- _DATASET CONTENT_:
◆ ◆ ◆ ◆ ◆ ◆ ◆
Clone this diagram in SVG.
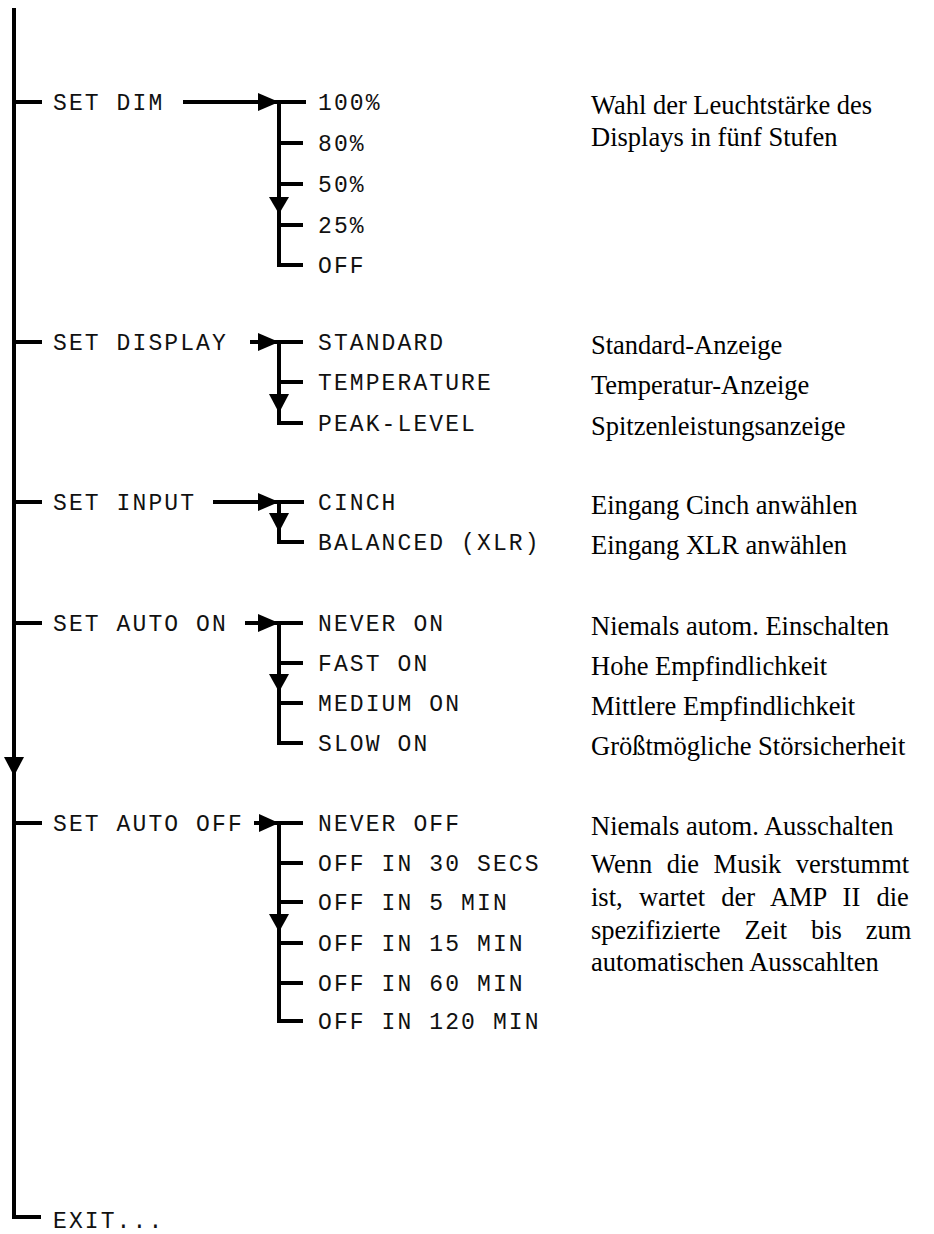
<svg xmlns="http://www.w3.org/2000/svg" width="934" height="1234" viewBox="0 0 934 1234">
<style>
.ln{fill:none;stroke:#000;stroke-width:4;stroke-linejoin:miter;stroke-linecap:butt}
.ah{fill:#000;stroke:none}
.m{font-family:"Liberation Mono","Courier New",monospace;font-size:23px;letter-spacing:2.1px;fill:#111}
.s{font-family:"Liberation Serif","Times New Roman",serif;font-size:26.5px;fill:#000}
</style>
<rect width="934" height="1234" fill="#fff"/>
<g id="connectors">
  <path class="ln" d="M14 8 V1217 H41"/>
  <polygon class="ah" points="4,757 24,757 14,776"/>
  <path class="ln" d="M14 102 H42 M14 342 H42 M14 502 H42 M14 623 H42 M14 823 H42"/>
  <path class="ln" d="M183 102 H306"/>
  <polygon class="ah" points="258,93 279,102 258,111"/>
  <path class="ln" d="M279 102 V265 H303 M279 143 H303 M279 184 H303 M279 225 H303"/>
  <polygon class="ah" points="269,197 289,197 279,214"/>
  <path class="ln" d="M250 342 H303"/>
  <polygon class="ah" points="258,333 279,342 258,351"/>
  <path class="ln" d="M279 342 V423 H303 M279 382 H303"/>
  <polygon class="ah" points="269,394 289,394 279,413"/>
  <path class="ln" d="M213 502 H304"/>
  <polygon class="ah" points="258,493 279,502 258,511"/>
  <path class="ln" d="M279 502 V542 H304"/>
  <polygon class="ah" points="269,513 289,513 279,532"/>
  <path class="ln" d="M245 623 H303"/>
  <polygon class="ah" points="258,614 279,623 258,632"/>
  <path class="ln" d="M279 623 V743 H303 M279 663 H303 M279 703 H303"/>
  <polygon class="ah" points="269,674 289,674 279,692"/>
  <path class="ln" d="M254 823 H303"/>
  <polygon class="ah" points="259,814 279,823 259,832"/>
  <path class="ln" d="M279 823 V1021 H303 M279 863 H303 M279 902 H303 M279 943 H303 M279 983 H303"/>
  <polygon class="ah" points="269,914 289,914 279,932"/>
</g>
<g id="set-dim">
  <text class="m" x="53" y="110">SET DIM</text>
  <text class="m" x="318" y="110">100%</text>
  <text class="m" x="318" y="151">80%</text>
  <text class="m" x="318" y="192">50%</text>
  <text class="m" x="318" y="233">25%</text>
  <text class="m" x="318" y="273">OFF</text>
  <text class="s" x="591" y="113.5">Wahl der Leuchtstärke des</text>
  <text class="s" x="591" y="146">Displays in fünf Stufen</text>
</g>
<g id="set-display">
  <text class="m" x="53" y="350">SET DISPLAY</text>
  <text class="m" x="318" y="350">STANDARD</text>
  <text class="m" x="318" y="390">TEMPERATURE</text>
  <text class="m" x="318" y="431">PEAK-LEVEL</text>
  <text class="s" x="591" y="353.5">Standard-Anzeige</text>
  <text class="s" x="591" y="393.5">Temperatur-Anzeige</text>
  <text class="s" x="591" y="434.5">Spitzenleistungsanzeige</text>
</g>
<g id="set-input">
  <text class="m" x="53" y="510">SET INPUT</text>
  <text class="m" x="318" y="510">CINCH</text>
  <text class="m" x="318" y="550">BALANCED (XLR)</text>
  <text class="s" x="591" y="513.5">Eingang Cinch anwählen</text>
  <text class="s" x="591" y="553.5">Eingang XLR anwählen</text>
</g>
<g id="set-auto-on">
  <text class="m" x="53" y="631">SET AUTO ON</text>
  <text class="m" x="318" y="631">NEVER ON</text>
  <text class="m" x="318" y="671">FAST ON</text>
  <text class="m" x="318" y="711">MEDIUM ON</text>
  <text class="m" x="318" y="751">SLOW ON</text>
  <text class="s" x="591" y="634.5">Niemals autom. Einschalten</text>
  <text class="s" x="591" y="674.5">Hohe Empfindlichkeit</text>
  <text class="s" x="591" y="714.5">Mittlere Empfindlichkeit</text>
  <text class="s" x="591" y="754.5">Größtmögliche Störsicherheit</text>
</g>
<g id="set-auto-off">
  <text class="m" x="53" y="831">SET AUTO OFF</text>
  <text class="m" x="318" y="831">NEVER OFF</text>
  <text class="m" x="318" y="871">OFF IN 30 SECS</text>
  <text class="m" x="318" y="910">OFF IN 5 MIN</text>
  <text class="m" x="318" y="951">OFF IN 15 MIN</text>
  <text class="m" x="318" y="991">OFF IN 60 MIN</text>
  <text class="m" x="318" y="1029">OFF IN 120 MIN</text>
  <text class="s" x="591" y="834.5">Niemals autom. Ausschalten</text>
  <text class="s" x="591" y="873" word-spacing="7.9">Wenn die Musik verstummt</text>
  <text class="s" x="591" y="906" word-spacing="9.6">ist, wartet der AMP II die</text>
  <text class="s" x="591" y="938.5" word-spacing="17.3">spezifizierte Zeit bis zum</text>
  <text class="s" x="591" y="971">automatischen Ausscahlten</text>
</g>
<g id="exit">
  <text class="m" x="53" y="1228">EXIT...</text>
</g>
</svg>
◆ ◆ ◆ ◆ ◆ ◆ ◆
- _WHAT THE TASK ASKS_: Quote the data exactly, leaving every image out of the copy.

- _OUTPUT OF THE EXERCISE_:
Clone this diagram in SVG.
<svg xmlns="http://www.w3.org/2000/svg" width="934" height="1234" viewBox="0 0 934 1234">
<style>
.ln{fill:none;stroke:#000;stroke-width:4;stroke-linejoin:miter;stroke-linecap:butt}
.ah{fill:#000;stroke:none}
.m{font-family:"Liberation Mono","Courier New",monospace;font-size:23px;letter-spacing:2.1px;fill:#111}
.s{font-family:"Liberation Serif","Times New Roman",serif;font-size:26.5px;fill:#000}
</style>
<rect width="934" height="1234" fill="#fff"/>
<g id="connectors">
  <path class="ln" d="M14 8 V1217 H41"/>
  <polygon class="ah" points="4,757 24,757 14,776"/>
  <path class="ln" d="M14 102 H42 M14 342 H42 M14 502 H42 M14 623 H42 M14 823 H42"/>
  <path class="ln" d="M183 102 H306"/>
  <polygon class="ah" points="258,93 279,102 258,111"/>
  <path class="ln" d="M279 102 V265 H303 M279 143 H303 M279 184 H303 M279 225 H303"/>
  <polygon class="ah" points="269,197 289,197 279,214"/>
  <path class="ln" d="M250 342 H303"/>
  <polygon class="ah" points="258,333 279,342 258,351"/>
  <path class="ln" d="M279 342 V423 H303 M279 382 H303"/>
  <polygon class="ah" points="269,394 289,394 279,413"/>
  <path class="ln" d="M213 502 H304"/>
  <polygon class="ah" points="258,493 279,502 258,511"/>
  <path class="ln" d="M279 502 V542 H304"/>
  <polygon class="ah" points="269,513 289,513 279,532"/>
  <path class="ln" d="M245 623 H303"/>
  <polygon class="ah" points="258,614 279,623 258,632"/>
  <path class="ln" d="M279 623 V743 H303 M279 663 H303 M279 703 H303"/>
  <polygon class="ah" points="269,674 289,674 279,692"/>
  <path class="ln" d="M254 823 H303"/>
  <polygon class="ah" points="259,814 279,823 259,832"/>
  <path class="ln" d="M279 823 V1021 H303 M279 863 H303 M279 902 H303 M279 943 H303 M279 983 H303"/>
  <polygon class="ah" points="269,914 289,914 279,932"/>
</g>
<g id="set-dim">
  <text class="m" x="53" y="110">SET DIM</text>
  <text class="m" x="318" y="110">100%</text>
  <text class="m" x="318" y="151">80%</text>
  <text class="m" x="318" y="192">50%</text>
  <text class="m" x="318" y="233">25%</text>
  <text class="m" x="318" y="273">OFF</text>
  <text class="s" x="591" y="113.5">Wahl der Leuchtstärke des</text>
  <text class="s" x="591" y="146">Displays in fünf Stufen</text>
</g>
<g id="set-display">
  <text class="m" x="53" y="350">SET DISPLAY</text>
  <text class="m" x="318" y="350">STANDARD</text>
  <text class="m" x="318" y="390">TEMPERATURE</text>
  <text class="m" x="318" y="431">PEAK-LEVEL</text>
  <text class="s" x="591" y="353.5">Standard-Anzeige</text>
  <text class="s" x="591" y="393.5">Temperatur-Anzeige</text>
  <text class="s" x="591" y="434.5">Spitzenleistungsanzeige</text>
</g>
<g id="set-input">
  <text class="m" x="53" y="510">SET INPUT</text>
  <text class="m" x="318" y="510">CINCH</text>
  <text class="m" x="318" y="550">BALANCED (XLR)</text>
  <text class="s" x="591" y="513.5">Eingang Cinch anwählen</text>
  <text class="s" x="591" y="553.5">Eingang XLR anwählen</text>
</g>
<g id="set-auto-on">
  <text class="m" x="53" y="631">SET AUTO ON</text>
  <text class="m" x="318" y="631">NEVER ON</text>
  <text class="m" x="318" y="671">FAST ON</text>
  <text class="m" x="318" y="711">MEDIUM ON</text>
  <text class="m" x="318" y="751">SLOW ON</text>
  <text class="s" x="591" y="634.5">Niemals autom. Einschalten</text>
  <text class="s" x="591" y="674.5">Hohe Empfindlichkeit</text>
  <text class="s" x="591" y="714.5">Mittlere Empfindlichkeit</text>
  <text class="s" x="591" y="754.5">Größtmögliche Störsicherheit</text>
</g>
<g id="set-auto-off">
  <text class="m" x="53" y="831">SET AUTO OFF</text>
  <text class="m" x="318" y="831">NEVER OFF</text>
  <text class="m" x="318" y="871">OFF IN 30 SECS</text>
  <text class="m" x="318" y="910">OFF IN 5 MIN</text>
  <text class="m" x="318" y="951">OFF IN 15 MIN</text>
  <text class="m" x="318" y="991">OFF IN 60 MIN</text>
  <text class="m" x="318" y="1029">OFF IN 120 MIN</text>
  <text class="s" x="591" y="834.5">Niemals autom. Ausschalten</text>
  <text class="s" x="591" y="873" word-spacing="7.9">Wenn die Musik verstummt</text>
  <text class="s" x="591" y="906" word-spacing="9.6">ist, wartet der AMP II die</text>
  <text class="s" x="591" y="938.5" word-spacing="17.3">spezifizierte Zeit bis zum</text>
  <text class="s" x="591" y="971">automatischen Ausscahlten</text>
</g>
<g id="exit">
  <text class="m" x="53" y="1228">EXIT...</text>
</g>
</svg>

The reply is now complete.